Retailers are in for a slow start to the festive season, as sales for the months leading up to this period continue to disappoint.

Statistics SA data released yesterday showed retail sales in real terms grew 1.3 percent year on year in October, up from 0.1 percent in September.

Reuters reported that economists had expected sales growth of 1.2 percent.

“Households are likely to remain cautious of spending on non-essential items in the months ahead given the current unfavourable economic conditions,” Nedbank’s economic unit said.

Economists said retail sales were affected by weak consumer demand and suppressed confidence levels.

According to the FNB and Bureau of Economic Research consumer confidence index for the fourth quarter, consumers are feeling worse than they did at the height of the global financial crisis at the end of 2008.

Investec’s chief economist, Annabel Bishop, said the year-on-year retail inflation rate dropped to 3.7 percent from 4.3 percent in August on margin pressure.

Growth in the disposable income of households had slowed in an environment of sharply rising state administered prices and poor employment prospects in the private sector.

Bishop added that household finances continued to deteriorate, with 48.1 percent of South Africa’s 20 million credit-active consumers not in good standing in the latest official statistics.

The biggest contributors to the 1.3 percent retail sales increase were retailers in textiles, clothing, footwear and leather goods.

The biggest decline was registered by retailers in furniture, appliances and equipment, whose sales fell by 5.9 percent year on year.

Seasonally adjusted month-on-month retail sales decreased by 0.4 percent in October.
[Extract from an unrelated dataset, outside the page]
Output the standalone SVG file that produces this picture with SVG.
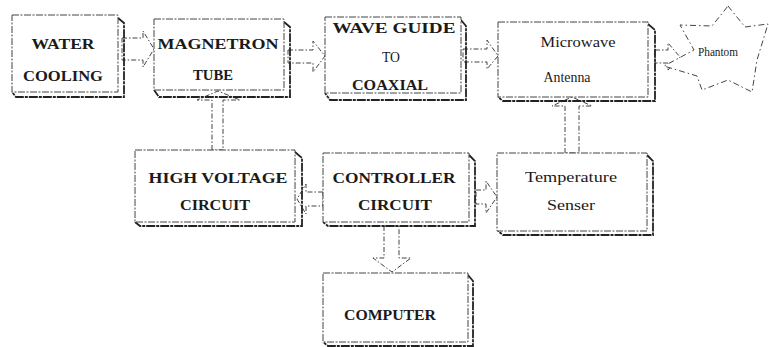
<svg xmlns="http://www.w3.org/2000/svg" width="769" height="347" viewBox="0 0 769 347">
<defs>
<style>
.box{fill:#fff;stroke:#444;stroke-width:1;stroke-dasharray:7 1.5 2 1.5}
.sh{fill:none;stroke:#222;stroke-width:1.8;stroke-dasharray:9 1 3 1}
.arr{fill:#fff;stroke:#444;stroke-width:1;stroke-dasharray:5 2 1.5 2}
.t{font-family:"Liberation Serif","Times New Roman",serif;font-size:15px;fill:#1a1a1a;text-anchor:middle;font-weight:bold}
.s{font-family:"Liberation Serif","Times New Roman",serif;font-size:14px;fill:#1a1a1a;text-anchor:middle}
.star{fill:#fff;stroke:#444;stroke-width:1;stroke-dasharray:6 3 1.5 3}
</style>
</defs>
<rect width="769" height="347" fill="#fff"/>

<g id="connectors">
<path class="arr" d="M122,38 H143 V31 L154,49 L143,67 V60 H122 Z"/>
<path class="arr" d="M288,50 H313 V41 L325,56 L313,72 V63 H288 Z"/>
<path class="arr" d="M463,49 H487 V40 L498,56 L487,69 V62 H463 Z"/>
<path class="arr" d="M655,50 H668 V43 L680,57 L668,70 V63 H655 Z"/>
<path class="arr" d="M212,150 V100 H197 L218,91 L240,100 H223 V150 Z"/>
<path class="arr" d="M565,153 V106 H552 L572,97 L592,106 H579 V153 Z"/>
<path class="arr" d="M323,192 H306 V184 L297,199 L306,214 V206 H323 Z"/>
<path class="arr" d="M476,190 H486 V181 L497,197 L486,213 V204 H476 Z"/>
<path class="arr" d="M384,226 V258 H373 L392,272 L411,258 H399 V226 Z"/>
</g>

<g id="water">
<path class="sh" d="M118,18 L124,23 V97 H16 L12,92"/>
<rect class="box" x="12" y="15" width="106" height="77"/>
<text class="t" x="63" y="49" textLength="63" lengthAdjust="spacingAndGlyphs">WATER</text>
<text class="t" x="63" y="81" textLength="80" lengthAdjust="spacingAndGlyphs">COOLING</text>
</g>

<g id="magnetron">
<path class="sh" d="M284,22 L290,27 V97 H159 L154,90"/>
<rect class="box" x="154" y="19" width="130" height="71"/>
<text class="t" x="218" y="49" textLength="121" lengthAdjust="spacingAndGlyphs">MAGNETRON</text>
<text class="t" x="213" y="80" textLength="40" lengthAdjust="spacingAndGlyphs">TUBE</text>
</g>

<g id="waveguide">
<path class="sh" d="M461,20 L466,26 V100 H330 L325,93"/>
<rect class="box" x="325" y="17" width="136" height="76"/>
<text class="t" x="394" y="33" textLength="123" lengthAdjust="spacingAndGlyphs">WAVE GUIDE</text>
<text class="s" x="391" y="62" textLength="18" lengthAdjust="spacingAndGlyphs">TO</text>
<text class="t" x="390" y="90" textLength="76" lengthAdjust="spacingAndGlyphs">COAXIAL</text>
</g>

<g id="antenna">
<path class="sh" d="M648,24 L655,30 V101 H503 L498,97"/>
<rect class="box" x="498" y="22" width="150" height="75"/>
<text class="s" x="578" y="47" textLength="75" lengthAdjust="spacingAndGlyphs">Microwave</text>
<text class="s" x="567" y="82" textLength="47" lengthAdjust="spacingAndGlyphs">Antenna</text>
</g>

<g id="phantom">
<polygon class="star" points="728,6 745,27 768,24 757,60 752,92 728,80 702,90 697,76 664,66 694,50 680,25 712,26"/>
<text x="718" y="56" font-family="Liberation Serif, serif" font-size="12" fill="#1a1a1a" text-anchor="middle" textLength="40" lengthAdjust="spacingAndGlyphs">Phantom</text>
</g>

<g id="highvoltage">
<path class="sh" d="M295,152 L302,158 V226 H140 L135,222"/>
<rect class="box" x="135" y="150" width="160" height="72"/>
<text class="t" x="218" y="183" textLength="139" lengthAdjust="spacingAndGlyphs">HIGH VOLTAGE</text>
<text class="t" x="215" y="210" textLength="70" lengthAdjust="spacingAndGlyphs">CIRCUIT</text>
</g>

<g id="controller">
<path class="sh" d="M469,155 L475,161 V226 H328 L323,222"/>
<rect class="box" x="323" y="153" width="146" height="69"/>
<text class="t" x="394" y="183" textLength="123" lengthAdjust="spacingAndGlyphs">CONTROLLER</text>
<text class="t" x="395" y="210" textLength="74" lengthAdjust="spacingAndGlyphs">CIRCUIT</text>
</g>

<g id="temperature">
<path class="sh" d="M647,155 L653,161 V235 H503 L498,231"/>
<rect class="box" x="497" y="153" width="150" height="78"/>
<text class="s" x="571" y="182" textLength="92" lengthAdjust="spacingAndGlyphs">Temperature</text>
<text class="s" x="571" y="210" textLength="48" lengthAdjust="spacingAndGlyphs">Senser</text>
</g>

<g id="computer">
<path class="sh" d="M468,275 L473,281 V346 H328 L323,342"/>
<rect class="box" x="323" y="273" width="145" height="69"/>
<text class="t" x="390" y="320" textLength="92" lengthAdjust="spacingAndGlyphs">COMPUTER</text>
</g>
</svg>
This followed a month-on-month decrease of 0.8 percent in September and a 1.1 percent increase in August.

Bishop said economic growth remained well below potential, “and it is crucial that the ease of doing business improves in South Africa, so government regulation, centralisation and controls need to be reduced”.

Nedbank added that the weak retail sales numbers, together with the consumer inflation data released yesterday, suggested that demand pull inflation was still contained, but upside risks remained because of the weaker rand.

Annual consumer price inflation was 5.3 percent last month, down from the rate of 5.5 percent recorded in October.

Bishop said that only by tripling the size of the private sector could South Africa provide job opportunities for the unemployed and run a fiscally sustainable state in the long term.

“We do not expect a robust festive season in the retail sector, and believe retail growth will be below last year’s in this period as many households battle to make ends meet,” she said.

This situation was likely to worsen next year as households were highly indebted. At the same time, administered prices were rising very rapidly and no relief was on the horizon in terms of debt servicing costs and taxation, Bishop said.

“Clearly, the solution is to reduce government spending, and so lower taxation to promote business activity and bring households relief.”